Growing Black Currant in pots

Black current is regarded as one of the highest fruits for vitamin C, these fruits are delicious and they are easily grown summer stalwart. All you need to grow this fruit is space and reasonable ground, and they can even grow in partial shade though they will not be as sweet. One of the best varieties is Ebony, this variety is an early cropper, producing delicious and unbelievably sweet, large fruits. The Ebony variety has good mildew resistance and is self-fertile and very reliable.

Where to Grow Blackcurrants Plant

The soil type: This plant will really do best in a moist free-draining fertile soil, though it will still produce a good yield in a less than perfect position.

Location and Position: Make sure you pick a spot in full sun for the blackcurrant plants.

When to Grow Blackcurrants

The Bare rooted Black current plants can be planted any time in the dormant season (from November to March). The containerized Black current plants can be planted all year round.

Growing Blackcurrants in Containers

Blackcurrants plant can be easily grown in large containers with minimum diameter of about 50cm with added grit and plenty of drainage material in the base.

How to Care For Blackcurrants Plant

Water requirement: You need to keep the blackcurrant bushes well-watered during their first few months and then again during the growing season if the weather is dry. Immediately the fruit starts to change color, make sure you protect them from birds by covering with netting.

Harvesting blackcurrants: You can harvest the blackcurrants by taking off each of the bunch of the berries with a sharp pair of scissors. You can pick the berries when it’s dry, the wet currants will go moldy. They can be kept in the fridge for about 3 days and they can also be frozen. For jelly, you can pick them when they are a little bit unripe as there is more pectin in the fruit and the jelly should set much better.

Pruning the plant: You can select about 4 or 5 of the oldest branches that are ripe and ready to pick, and then prune them out as low to the ground as you can sit and pick the fruit in the comfort of your garden chair. The new branches of the plant will shoot from the base again and fruit for you next year.

You can also revisit the bushes in late winter and remove any weak, diseased, or crossing stems.

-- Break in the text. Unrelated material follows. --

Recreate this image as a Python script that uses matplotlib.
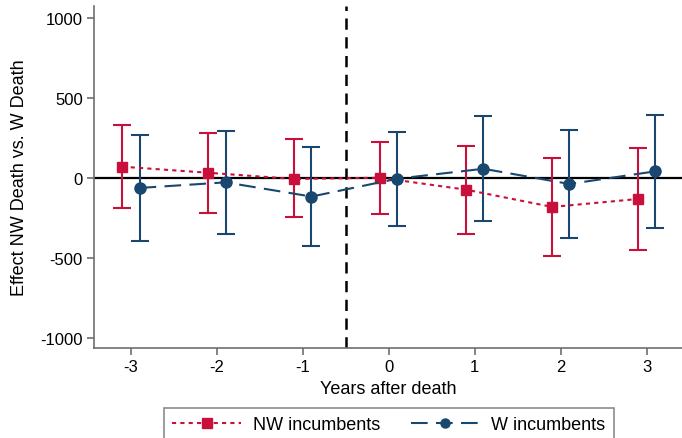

Aim for a goblet shape in other to allow light and air to get into the whole bush, this is actually easier to see when the plant leaves have fallen.

After pruning the plant you can apply a thick mulch of well-rotted compost (this is especially important with blackcurrants as they really require more nutrients) – Feed them with a general fertilizer in the spring.

Blackcurrants Propagation

Blackcurrants are very easy to propagate. In early winter you can cut off a healthy young shoot of about pencil thickness that is about thirty centimeter long. Trim just below the leaf node. Post it into the ground around fifteen centimeter deep in a shady spot where it can make roots in its first year, then transplant them into the sunny kitchen garden the following winter.

Pests and Diseases Control

Aphids on blackcurrants: Aphids are small green and white flies that suck the sap of the young leaves and also exude honey dew which can result in sooty mould. These insects feed on the underside of the leaves leaving a tell-tale blistering on the surface. Though, the insect will not cause major damage to the plant. You can easily squash them when you see clusters appearing, and this will now attract the cavalry of ladybirds, lacewings and birds to come to your aid.

Scale insects on blackcurrants: The scale insects cling on to the older branches and feed on the sap. They can be scrape off with a fingernail, or you can prune out and destroy the affected branch in other to allow the younger one to grow in its place.

Blackcurrant reversion virus: Blackcurrant reversion virus is actually a disease that is thought to be spread by the big bud mite. The disease causes the whole Blackcurrant plant to revert back to its wilder form, with much smaller leaves and fruits. This particular disease can easily be avoided by buying certified virus free stock.